Behavior is one kind of response an organism can make to an internal or environmental stimulus. A behavioral response requires coordination and communication at many levels, including cells, organ systems, and whole organisms. Behavioral response is a set of actions determined in part by heredity and in part from experience.
An organism's behavior evolves through adaptation to its environment. How a species moves, obtains food, reproduces, and responds to danger are based in the species' evolutionary history.
Diversity and Adaptations of Organisms
Millions of species of animals, plants, and microorganisms are alive today. Although different species might look dissimilar, the unity among organisms becomes apparent from an analysis of internal structures, the similarity of their chemical processes, and the evidence of common ancestry.

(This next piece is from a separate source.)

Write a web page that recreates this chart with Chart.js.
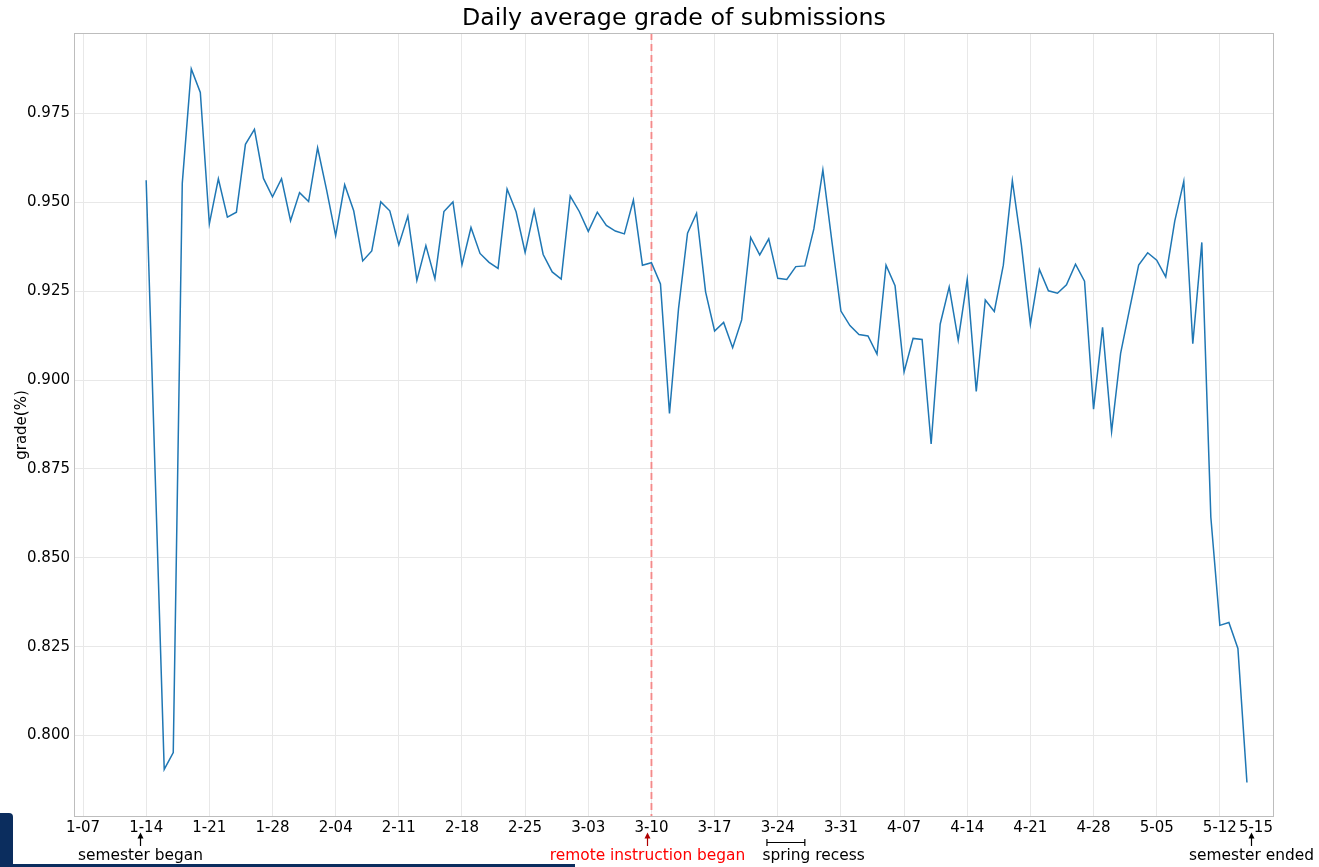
<!DOCTYPE html>
<html>
<head>
<meta charset="utf-8">
<script src="https://cdn.jsdelivr.net/npm/chart.js@4"></script>
<style>
  html, body { margin: 0; padding: 0; background: #fff; }
  #wrap { position: relative; width: 1319px; height: 867px; overflow: hidden; }
  #tab { position: absolute; left: 0; top: 813px; width: 13px; height: 54px; background: #0b2d5e; border-top-right-radius: 4px; }
  #bar { position: absolute; left: 0; top: 864px; width: 575px; height: 3px; background: #0b2d5e; }
</style>
</head>
<body>
<div id="wrap">
  <canvas id="c" width="1319" height="867"></canvas>
  <div id="tab"></div>
  <div id="bar"></div>
</div>
<script>
// daily average grade, 1-14 .. 5-15 (index = days since 1-14)
const grades = [
  0.9562, 0.8730, 0.7905, 0.7952, 0.9553, 0.9875, 0.9809, 0.9439, 0.9566, 0.9458,
  0.9472, 0.9663, 0.9705, 0.9567, 0.9515, 0.9566, 0.9448, 0.9527, 0.9502, 0.9653,
  0.9534, 0.9406, 0.9549, 0.9476, 0.9335, 0.9363, 0.9501, 0.9476, 0.9380, 0.9461,
  0.9280, 0.9378, 0.9285, 0.9474, 0.9501, 0.9324, 0.9429, 0.9356, 0.9331, 0.9314,
  0.9537, 0.9473, 0.9359, 0.9477, 0.9353, 0.9304, 0.9284, 0.9517, 0.9474, 0.9418,
  0.9472, 0.9435, 0.9419, 0.9411, 0.9506, 0.9323, 0.9330, 0.9270, 0.8906, 0.9200,
  0.9413, 0.9469, 0.9248, 0.9138, 0.9162, 0.9091, 0.9169, 0.9401, 0.9352, 0.9397,
  0.9286, 0.9283, 0.9319, 0.9321, 0.9425, 0.9591, 0.9390, 0.9194, 0.9153, 0.9128,
  0.9124, 0.9073, 0.9323, 0.9265, 0.9023, 0.9117, 0.9114, 0.8820, 0.9157, 0.9262,
  0.9112, 0.9283, 0.8968, 0.9225, 0.9193, 0.9323, 0.9561, 0.9380, 0.9157, 0.9311,
  0.9251, 0.9244, 0.9268, 0.9326, 0.9278, 0.8918, 0.9148, 0.8855, 0.9075, 0.9200,
  0.9323, 0.9358, 0.9337, 0.9290, 0.9447, 0.9559, 0.9102, 0.9387, 0.8614, 0.8310,
  0.8318, 0.8245, 0.7868
]

const tickDays = [-7, 0, 7, 14, 21, 28, 35, 42, 49, 56, 63, 70, 77, 84, 91, 98, 105, 112, 119, 122]
const tickLabels = ['1-07', '1-14', '1-21', '1-28', '2-04', '2-11', '2-18', '2-25', '3-03', '3-10',
  '3-17', '3-24', '3-31', '4-07', '4-14', '4-21', '4-28', '5-05', '5-12', '5-15']
const yTicks = [0.8, 0.825, 0.85, 0.875, 0.9, 0.925, 0.95, 0.975]

const remoteDay = 56 // 3-10
const recess = [68.8, 73]
const notes = [
  { day: -0.65, text: 'semester began', color: '#000', arrow: '#000' },
  { day: 55.55, text: 'remote instruction began', color: '#ff0000', arrow: '#b00000' },
  { day: 122.45, text: 'semester ended', color: '#000', arrow: '#000' }
]

const FONT = 'DejaVu Sans'
const TICK_SIZE = 15
const lastTick = tickDays[tickDays.length - 1]

const extras = {
  id: 'extras',
  beforeDatasetsDraw(chart) {
    const { ctx, chartArea: a, scales: { x } } = chart
    const px = x.getPixelForValue(remoteDay)
    ctx.save()
    ctx.strokeStyle = 'rgba(255, 0, 0, 0.4)'
    ctx.lineWidth = 2
    ctx.setLineDash([7, 4])
    ctx.beginPath()
    ctx.moveTo(px, a.top)
    ctx.lineTo(px, a.bottom)
    ctx.stroke()
    ctx.restore()
  },
  afterDraw(chart) {
    const { ctx, chartArea: a, scales: { x } } = chart
    ctx.save()
    // frame
    ctx.strokeStyle = '#bdbdbd'
    ctx.lineWidth = 1
    ctx.strokeRect(a.left + 0.5, a.top + 0.5, a.right - a.left - 1, a.bottom - a.top - 1)

    // title
    ctx.fillStyle = '#000'
    ctx.font = '23.7px "' + FONT + '"'
    ctx.textAlign = 'center'
    ctx.textBaseline = 'middle'
    ctx.fillText('Daily average grade of submissions', (a.left + a.right) / 2, 18.5)

    // last tick label, nudged right so it clears 5-12
    ctx.font = TICK_SIZE + 'px "' + FONT + '"'
    ctx.textBaseline = 'middle'
    ctx.fillText(tickLabels[tickLabels.length - 1], x.getPixelForValue(lastTick) + 9,
      a.bottom + 2 + TICK_SIZE * 1.2 / 2)

    // arrows + notes
    ctx.font = '15.4px "' + FONT + '"'
    ctx.textBaseline = 'alphabetic'
    notes.forEach(n => {
      const px = Math.round(x.getPixelForValue(n.day)) + 0.5
      ctx.strokeStyle = n.arrow
      ctx.fillStyle = n.arrow
      ctx.lineWidth = 1.2
      ctx.beginPath()
      ctx.moveTo(px, 846)
      ctx.lineTo(px, 837)
      ctx.stroke()
      ctx.beginPath()
      ctx.moveTo(px, 832.5)
      ctx.lineTo(px - 3, 838.5)
      ctx.lineTo(px + 3, 838.5)
      ctx.closePath()
      ctx.fill()
      ctx.fillStyle = n.color
      ctx.textAlign = 'center'
      ctx.fillText(n.text, px, 860)
    })

    // spring recess bracket
    const x0 = x.getPixelForValue(recess[0])
    const x1 = x.getPixelForValue(recess[1])
    ctx.strokeStyle = '#000'
    ctx.lineWidth = 1.2
    ctx.beginPath()
    ctx.moveTo(x0, 842.5); ctx.lineTo(x1, 842.5)
    ctx.moveTo(x0, 839); ctx.lineTo(x0, 846)
    ctx.moveTo(x1, 839); ctx.lineTo(x1, 846)
    ctx.stroke()
    ctx.fillStyle = '#000'
    ctx.textAlign = 'left'
    ctx.fillText('spring recess', x0 - 4.5, 860)
    ctx.restore()
  }
}

new Chart(document.getElementById('c').getContext('2d'), {
  type: 'line',
  data: {
    datasets: [{
      data: grades.map((g, i) => ({ x: i, y: g })),
      borderColor: '#1f77b4',
      borderWidth: 1.5,
      pointRadius: 0,
      tension: 0,
      fill: false
    }]
  },
  options: {
    responsive: false,
    animation: false,
    devicePixelRatio: 1,
    layout: { padding: { left: 0, right: 45, top: 33, bottom: 0 } },
    plugins: { legend: { display: false }, tooltip: { enabled: false } },
    scales: {
      x: {
        type: 'linear',
        min: -8,
        max: 125,
        afterBuildTicks: (s) => { s.ticks = tickDays.map(v => ({ value: v })) },
        afterFit: (s) => { s.height = 50 },
        grid: {
          color: (c) => (c.tick && c.tick.value === lastTick ? 'rgba(0,0,0,0)' : '#e8e8e8'),
          drawTicks: false
        },
        border: { display: false },
        ticks: {
          autoSkip: false,
          maxRotation: 0,
          padding: 2,
          color: '#000',
          font: { family: FONT, size: TICK_SIZE },
          callback: (v) => {
            const i = tickDays.indexOf(v)
            return i < 0 || v === lastTick ? '' : tickLabels[i]
          }
        }
      },
      y: {
        min: 0.7771,
        max: 0.9976,
        afterBuildTicks: (s) => { s.ticks = yTicks.map(v => ({ value: v })) },
        afterFit: (s) => { s.width = 74 },
        grid: { color: '#e8e8e8', drawTicks: false },
        border: { display: false },
        title: {
          display: true,
          text: 'grade(%)',
          color: '#000',
          font: { family: FONT, size: 15 },
          padding: { top: 13, bottom: 0 }
        },
        ticks: {
          padding: 4,
          color: '#000',
          font: { family: FONT, size: TICK_SIZE },
          callback: (v) => v.toFixed(3)
        }
      }
    }
  },
  plugins: [extras]
})
</script>
</body>
</html>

Biological evolution accounts for the diversity of species developed through gradual processes over many generations. Species acquire many of their unique characteristics through biological adaptation, which involves the selection of naturally occurring variations in populations. Biological adaptations include changes in structures, behaviors, or physiology that enhance survival and reproductive success in a particular environment.
For Grades: 9-12
The Behavior of Organisms
Organisms have behavioral responses to internal changes and to external stimuli. Responses to external stimuli can result from interactions with the organism's own species and others, as well as environmental changes; these responses either can be innate or learned. The broad patterns of behavior exhibited by animals have evolved to ensure reproductive success. Animals often live in unpredictable environments, and so their behavior must be flexible enough to deal with uncertainty and change. Plants also respond to stimuli.
Like other aspects of an organism's biology, behaviors have evolved through natural selection. Behaviors often have an adaptive logic when viewed in terms of evolutionary principles.
Behavioral biology has implications for humans, as it provides links to psychology, sociology, and anthropology.